Andrew Garrison, who was tabling as part of Oxford Friends Meeting, a Quaker community in Oxford, said he never thought the event would get out of the planning stages.
“I’m astounded,” Garrison said. “I didn’t think it would happen in my lifetime.”
Garrison said he was at the concert alongside members of the local Unitarians and Episcopal churches to welcome Oxford’s LGBTQ community to the event.
“We found it was really important to have a faith community welcoming response to the event because so many people think on the one hand, there are gay people and on the other hand, there are churches who frown on homosexuality,” Garrison said. “We thought, well, let’s let’s all stand up and show support and it’s remarkable how important that has been to gay people who have felt alienated from their faith and origin.”
Tables full of Pride flags and flyers based around acceptance were set up just 20 feet away from a historical marker memorializing lynchings of two Black Oxford citizens in 1877 and 1892. Garrison said the juxtaposition of what has happened in Oxford historically to what he was tabling for makes him excited for the future of the town.
Alongside the faith-based tables, PFLAG’s Oxford chapter took up residency in the park for the two-and-a-half-hour long concert to hand out flags, pins and candy while talking to the dozens of people who came up to the table. Rod Northcutt, a member of PFLAG, said people came up to talk about their experience in town and say they were proud to be wearing their Pride shirts.

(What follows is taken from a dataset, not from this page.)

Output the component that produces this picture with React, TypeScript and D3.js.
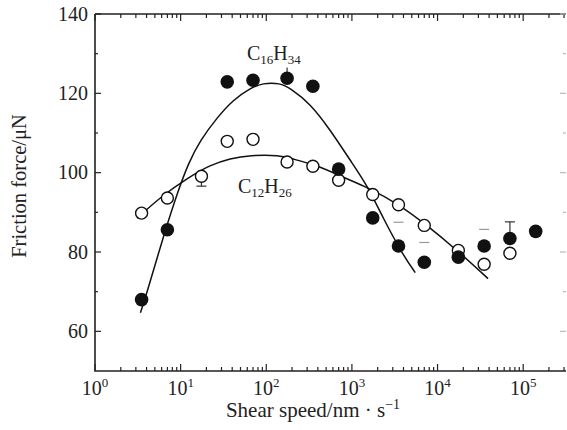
import React, { useRef, useEffect } from 'react';
import * as d3 from 'd3';

// shear speeds (nm/s) of the measurements
// C16H34 (filled)
const c16Speed = [3.5, 7, 35, 70, 175, 350, 700, 1750, 3500, 7000, 17500, 35000, 70000, 140000];
const c16Force = [68.0, 85.6, 122.9, 123.3, 123.8, 121.8, 100.9, 88.6, 81.5, 77.4, 78.7, 81.5, 83.4, 85.2];

// C12H26 (open)
const c12Speed = [3.5, 7, 17.5, 35, 70, 175, 350, 700, 1750, 3500, 7000, 17500, 35000, 70000];
const c12Force = [89.8, 93.6, 99.1, 107.9, 108.4, 102.7, 101.6, 98.1, 94.5, 91.9, 86.7, 80.4, 76.9, 79.7];

// fitted curves as (log10 speed, force)
const c16FitLog = [0.53, 0.58, 0.82, 0.96, 1.09, 1.23, 1.43, 1.61, 1.81, 1.96, 2.16, 2.28, 2.51, 2.75, 2.98, 3.18, 3.36, 3.6, 3.74];
const c16FitForce = [64.7, 67.8, 85.5, 94.8, 102.4, 108.2, 114.0, 118.3, 121.3, 122.6, 122.6, 121.3, 117.5, 110.7, 103.1, 96.8, 88.7, 79.1, 74.8];
const c12FitLog = [0.49, 0.79, 1.08, 1.34, 1.58, 1.81, 2.16, 2.28, 2.59, 2.9, 3.18, 3.53, 3.88, 4.23, 4.59];
const c12FitForce = [88.5, 94.3, 98.6, 101.9, 103.6, 104.4, 104.4, 103.6, 101.9, 98.8, 96.3, 92.3, 86.7, 80.4, 73.3];

// error bars drawn solid: speed, from, to
const errSpeed = [17.5, 70000, 175];
const errFrom = [99.1, 83.4, 123.8];
const errTo = [96.6, 87.6, 126.5];

// faint caps
const capSpeed = [3500, 7000, 35000];
const capForce = [87.5, 82.4, 85.7];

const yTicks = [60, 80, 100, 120, 140];
const xExponents = [0, 1, 2, 3, 4, 5];

const W = 567;
const H = 430;

const App = () => {
    const svgRef = useRef(null);

    useEffect(() => {
        const svg = d3.select(svgRef.current);
        svg.selectAll('*').remove();

        const left = 95, right = 566, top = 14, bottom = 371;
        const x = d3.scaleLog().domain([1, Math.pow(10, 5.5)]).range([left, right]);
        const y = d3.scaleLinear().domain([50, 140]).range([bottom, top]);
        const font = '"Liberation Serif", "Times New Roman", serif';

        // frame: left, bottom, top
        svg.append('path')
            .attr('d', `M${left},${top}H${right}M${left},${top}V${bottom}H${right}`)
            .attr('fill', 'none')
            .attr('stroke', '#222')
            .attr('stroke-width', 1.6);

        // x ticks (inward) on bottom and top
        const minor = [];
        for (let e = 0; e < 6; e++) {
            for (let m = 2; m <= 9; m++) {
                const v = m * Math.pow(10, e);
                if (v < Math.pow(10, 5.5)) minor.push(v);
            }
        }
        [bottom, top].forEach(edge => {
            const dir = edge === bottom ? -1 : 1;
            svg.append('g').selectAll('line')
                .data(minor)
                .join('line')
                .attr('x1', d => x(d)).attr('x2', d => x(d))
                .attr('y1', edge).attr('y2', edge + dir * 4)
                .attr('stroke', '#222').attr('stroke-width', 1.2);
            svg.append('g').selectAll('line')
                .data(xExponents)
                .join('line')
                .attr('x1', d => x(Math.pow(10, d))).attr('x2', d => x(Math.pow(10, d)))
                .attr('y1', edge).attr('y2', edge + dir * 7)
                .attr('stroke', '#222').attr('stroke-width', 1.2);
        });

        // y ticks (inward) on left, faint on right
        const yMinor = [70, 90, 110, 130];
        [left, right].forEach(edge => {
            const dir = edge === left ? 1 : -1;
            const col = edge === left ? '#222' : '#bbb';
            svg.append('g').selectAll('line')
                .data(yTicks)
                .join('line')
                .attr('x1', edge).attr('x2', edge + dir * 6)
                .attr('y1', d => y(d)).attr('y2', d => y(d))
                .attr('stroke', col).attr('stroke-width', 1.2);
            svg.append('g').selectAll('line')
                .data(yMinor)
                .join('line')
                .attr('x1', edge).attr('x2', edge + dir * 3)
                .attr('y1', d => y(d)).attr('y2', d => y(d))
                .attr('stroke', col).attr('stroke-width', 1.2);
        });

        // y tick labels
        svg.append('g').selectAll('text')
            .data(yTicks)
            .join('text')
            .attr('x', 88)
            .attr('y', d => y(d))
            .attr('dy', '0.34em')
            .attr('text-anchor', 'end')
            .attr('font-family', font)
            .attr('font-size', 20)
            .attr('fill', '#222')
            .text(d => d);

        // x tick labels 10^n
        const xl = svg.append('g').selectAll('text')
            .data(xExponents)
            .join('text')
            .attr('x', d => x(Math.pow(10, d)))
            .attr('y', 395)
            .attr('text-anchor', 'middle')
            .attr('font-family', font)
            .attr('font-size', 20)
            .attr('fill', '#222');
        xl.append('tspan').text('10');
        xl.append('tspan').attr('dy', -8).attr('font-size', 13).text(d => d);

        // axis titles
        const xt = svg.append('text')
            .attr('x', 313).attr('y', 417)
            .attr('text-anchor', 'middle')
            .attr('font-family', font)
            .attr('font-size', 21)
            .attr('fill', '#222');
        xt.append('tspan').text('Shear speed/nm \u00b7 s');
        xt.append('tspan').attr('dy', -8).attr('font-size', 14).text('\u22121');

        svg.append('text')
            .attr('transform', 'translate(26,186) rotate(-90)')
            .attr('text-anchor', 'middle')
            .attr('font-family', font)
            .attr('font-size', 20.5)
            .attr('fill', '#222')
            .text('Friction force/\u03bcN');

        // fitted curves
        const line = d3.line()
            .x(d => x(Math.pow(10, d[0])))
            .y(d => y(d[1]))
            .curve(d3.curveBasis);
        [[c16FitLog, c16FitForce], [c12FitLog, c12FitForce]].forEach(([ls, fs]) => {
            svg.append('path')
                .attr('d', line(ls.map((l, i) => [l, fs[i]])))
                .attr('fill', 'none')
                .attr('stroke', '#111')
                .attr('stroke-width', 1.5);
        });

        // faint caps
        svg.append('g').selectAll('line')
            .data(capSpeed.map((s, i) => [s, capForce[i]]))
            .join('line')
            .attr('x1', d => x(d[0]) - 5).attr('x2', d => x(d[0]) + 5)
            .attr('y1', d => y(d[1])).attr('y2', d => y(d[1]))
            .attr('stroke', '#999').attr('stroke-width', 1.2);

        // error bars
        const eb = svg.append('g');
        errSpeed.forEach((s, i) => {
            eb.append('line')
                .attr('x1', x(s)).attr('x2', x(s))
                .attr('y1', y(errFrom[i])).attr('y2', y(errTo[i]))
                .attr('stroke', '#333').attr('stroke-width', 1.2);
            if (i < 2) {
                eb.append('line')
                    .attr('x1', x(s) - 5).attr('x2', x(s) + 5)
                    .attr('y1', y(errTo[i])).attr('y2', y(errTo[i]))
                    .attr('stroke', '#333').attr('stroke-width', 1.2);
            }
        });

        // open markers
        svg.append('g').selectAll('circle')
            .data(c12Speed.map((s, i) => [s, c12Force[i]]))
            .join('circle')
            .attr('cx', d => x(d[0]))
            .attr('cy', d => y(d[1]))
            .attr('r', 6)
            .attr('fill', '#fff')
            .attr('stroke', '#111')
            .attr('stroke-width', 1.4);

        // filled markers
        svg.append('g').selectAll('circle')
            .data(c16Speed.map((s, i) => [s, c16Force[i]]))
            .join('circle')
            .attr('cx', d => x(d[0]))
            .attr('cy', d => y(d[1]))
            .attr('r', 6.8)
            .attr('fill', '#111');

        // series labels
        const addLabel = (px, py, sub1, sub2) => {
            const t = svg.append('text')
                .attr('x', px).attr('y', py)
                .attr('font-family', font)
                .attr('font-size', 20)
                .attr('fill', '#222');
            t.append('tspan').text('C');
            t.append('tspan').attr('dy', 4).attr('font-size', 13).text(sub1);
            t.append('tspan').attr('dy', -4).text('H');
            t.append('tspan').attr('dy', 4).attr('font-size', 13).text(sub2);
        };
        addLabel(247, 60, '16', '34');
        addLabel(238, 193, '12', '26');
    }, []);

    return (
        <svg ref={svgRef} width={W} height={H}
            style={{ position: 'absolute', left: 0, top: 0, background: '#fff' }} />
    );
};

export default App;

Emily Shoker, a part of the event staff for Enjoy Oxford said the organization saw Pride month as a great time to add a theme to the concert alongside a great concert from Miami University’s Steel Band. She said the event brought the community together in a way that not many towns are able to in the summer.
Credit: Kasey Turman
Credit: Kasey Turman
“Oxford is such a unique community with a very tight-knit community,” Shoker said. “Events like this are nice because during the summer the community doesn’t get out a bunch. So something like this is quite nice because it gets people out of the house, it gives the businesses a chance to sort of get more business and it’s just a chance for the community to interact and come together for something that’s just very casual and enjoyable.”
The Jims Burns Bands will play from 7 p.m. to 9:30 p.m. on Thursday, June 27 as the fourth artist of the summer series.